- **Aim of the exercise**: Give every line of the data again, unchanged, but with no pictures.

--- Start ---

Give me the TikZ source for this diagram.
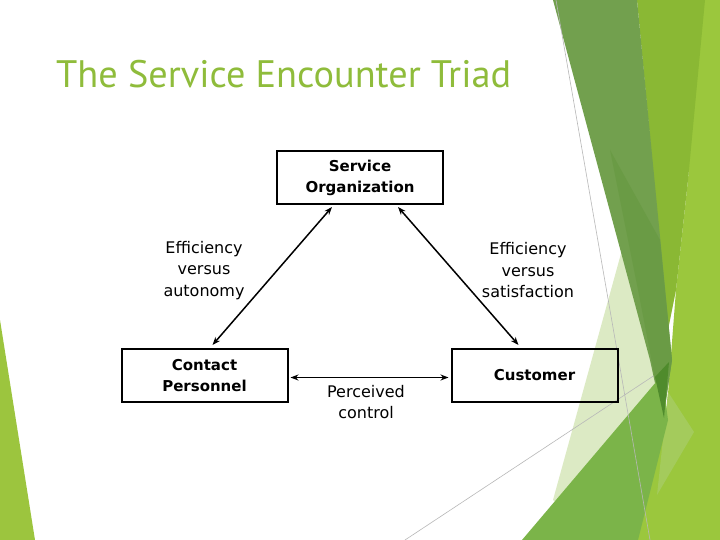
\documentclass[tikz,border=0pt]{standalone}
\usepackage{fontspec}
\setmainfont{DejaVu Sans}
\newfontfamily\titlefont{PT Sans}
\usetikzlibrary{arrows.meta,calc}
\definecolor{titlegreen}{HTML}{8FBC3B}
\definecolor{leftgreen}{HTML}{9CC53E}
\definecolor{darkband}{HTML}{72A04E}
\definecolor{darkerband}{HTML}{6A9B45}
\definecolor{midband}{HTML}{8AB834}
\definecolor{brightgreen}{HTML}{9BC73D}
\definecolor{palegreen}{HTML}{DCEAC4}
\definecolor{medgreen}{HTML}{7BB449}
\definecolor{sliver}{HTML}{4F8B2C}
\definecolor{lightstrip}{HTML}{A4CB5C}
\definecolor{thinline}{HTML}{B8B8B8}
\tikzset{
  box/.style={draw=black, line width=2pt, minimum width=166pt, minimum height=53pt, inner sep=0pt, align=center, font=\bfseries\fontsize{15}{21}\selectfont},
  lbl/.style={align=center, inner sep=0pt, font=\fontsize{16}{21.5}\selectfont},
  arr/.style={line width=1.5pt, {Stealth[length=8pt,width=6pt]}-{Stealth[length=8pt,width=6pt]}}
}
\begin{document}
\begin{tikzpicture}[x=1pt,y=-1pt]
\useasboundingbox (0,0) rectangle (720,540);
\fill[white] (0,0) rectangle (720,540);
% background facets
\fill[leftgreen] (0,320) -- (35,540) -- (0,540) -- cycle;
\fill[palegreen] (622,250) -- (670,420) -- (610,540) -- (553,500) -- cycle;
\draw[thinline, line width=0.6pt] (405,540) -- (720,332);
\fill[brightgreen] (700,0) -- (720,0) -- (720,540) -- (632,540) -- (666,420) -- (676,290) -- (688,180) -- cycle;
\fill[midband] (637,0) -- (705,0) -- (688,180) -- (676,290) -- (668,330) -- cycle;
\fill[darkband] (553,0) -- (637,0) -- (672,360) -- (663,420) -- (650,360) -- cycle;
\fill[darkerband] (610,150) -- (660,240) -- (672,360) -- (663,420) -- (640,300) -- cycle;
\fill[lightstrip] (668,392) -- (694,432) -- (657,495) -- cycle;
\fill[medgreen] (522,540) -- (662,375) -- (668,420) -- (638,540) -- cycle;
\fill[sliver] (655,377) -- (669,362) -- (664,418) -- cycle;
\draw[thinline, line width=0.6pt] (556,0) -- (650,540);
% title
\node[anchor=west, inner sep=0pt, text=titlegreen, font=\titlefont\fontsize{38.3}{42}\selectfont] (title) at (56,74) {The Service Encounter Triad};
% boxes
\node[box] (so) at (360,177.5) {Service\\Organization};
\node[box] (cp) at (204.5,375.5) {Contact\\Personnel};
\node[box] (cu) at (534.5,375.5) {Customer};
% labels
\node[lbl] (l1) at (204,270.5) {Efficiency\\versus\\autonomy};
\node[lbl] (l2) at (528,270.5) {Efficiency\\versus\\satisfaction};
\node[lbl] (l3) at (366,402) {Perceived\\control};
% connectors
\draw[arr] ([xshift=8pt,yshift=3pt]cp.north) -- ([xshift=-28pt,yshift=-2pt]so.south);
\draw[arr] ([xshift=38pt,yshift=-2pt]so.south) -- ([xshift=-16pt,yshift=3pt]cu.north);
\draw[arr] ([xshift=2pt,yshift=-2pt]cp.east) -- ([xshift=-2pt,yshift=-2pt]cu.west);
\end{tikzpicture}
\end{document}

--- End ---

- **Exercise result**:
Give me the TikZ source for this diagram.
\documentclass[tikz,border=0pt]{standalone}
\usepackage{fontspec}
\setmainfont{DejaVu Sans}
\newfontfamily\titlefont{PT Sans}
\usetikzlibrary{arrows.meta,calc}
\definecolor{titlegreen}{HTML}{8FBC3B}
\definecolor{leftgreen}{HTML}{9CC53E}
\definecolor{darkband}{HTML}{72A04E}
\definecolor{darkerband}{HTML}{6A9B45}
\definecolor{midband}{HTML}{8AB834}
\definecolor{brightgreen}{HTML}{9BC73D}
\definecolor{palegreen}{HTML}{DCEAC4}
\definecolor{medgreen}{HTML}{7BB449}
\definecolor{sliver}{HTML}{4F8B2C}
\definecolor{lightstrip}{HTML}{A4CB5C}
\definecolor{thinline}{HTML}{B8B8B8}
\tikzset{
  box/.style={draw=black, line width=2pt, minimum width=166pt, minimum height=53pt, inner sep=0pt, align=center, font=\bfseries\fontsize{15}{21}\selectfont},
  lbl/.style={align=center, inner sep=0pt, font=\fontsize{16}{21.5}\selectfont},
  arr/.style={line width=1.5pt, {Stealth[length=8pt,width=6pt]}-{Stealth[length=8pt,width=6pt]}}
}
\begin{document}
\begin{tikzpicture}[x=1pt,y=-1pt]
\useasboundingbox (0,0) rectangle (720,540);
\fill[white] (0,0) rectangle (720,540);
% background facets
\fill[leftgreen] (0,320) -- (35,540) -- (0,540) -- cycle;
\fill[palegreen] (622,250) -- (670,420) -- (610,540) -- (553,500) -- cycle;
\draw[thinline, line width=0.6pt] (405,540) -- (720,332);
\fill[brightgreen] (700,0) -- (720,0) -- (720,540) -- (632,540) -- (666,420) -- (676,290) -- (688,180) -- cycle;
\fill[midband] (637,0) -- (705,0) -- (688,180) -- (676,290) -- (668,330) -- cycle;
\fill[darkband] (553,0) -- (637,0) -- (672,360) -- (663,420) -- (650,360) -- cycle;
\fill[darkerband] (610,150) -- (660,240) -- (672,360) -- (663,420) -- (640,300) -- cycle;
\fill[lightstrip] (668,392) -- (694,432) -- (657,495) -- cycle;
\fill[medgreen] (522,540) -- (662,375) -- (668,420) -- (638,540) -- cycle;
\fill[sliver] (655,377) -- (669,362) -- (664,418) -- cycle;
\draw[thinline, line width=0.6pt] (556,0) -- (650,540);
% title
\node[anchor=west, inner sep=0pt, text=titlegreen, font=\titlefont\fontsize{38.3}{42}\selectfont] (title) at (56,74) {The Service Encounter Triad};
% boxes
\node[box] (so) at (360,177.5) {Service\\Organization};
\node[box] (cp) at (204.5,375.5) {Contact\\Personnel};
\node[box] (cu) at (534.5,375.5) {Customer};
% labels
\node[lbl] (l1) at (204,270.5) {Efficiency\\versus\\autonomy};
\node[lbl] (l2) at (528,270.5) {Efficiency\\versus\\satisfaction};
\node[lbl] (l3) at (366,402) {Perceived\\control};
% connectors
\draw[arr] ([xshift=8pt,yshift=3pt]cp.north) -- ([xshift=-28pt,yshift=-2pt]so.south);
\draw[arr] ([xshift=38pt,yshift=-2pt]so.south) -- ([xshift=-16pt,yshift=3pt]cu.north);
\draw[arr] ([xshift=2pt,yshift=-2pt]cp.east) -- ([xshift=-2pt,yshift=-2pt]cu.west);
\end{tikzpicture}
\end{document}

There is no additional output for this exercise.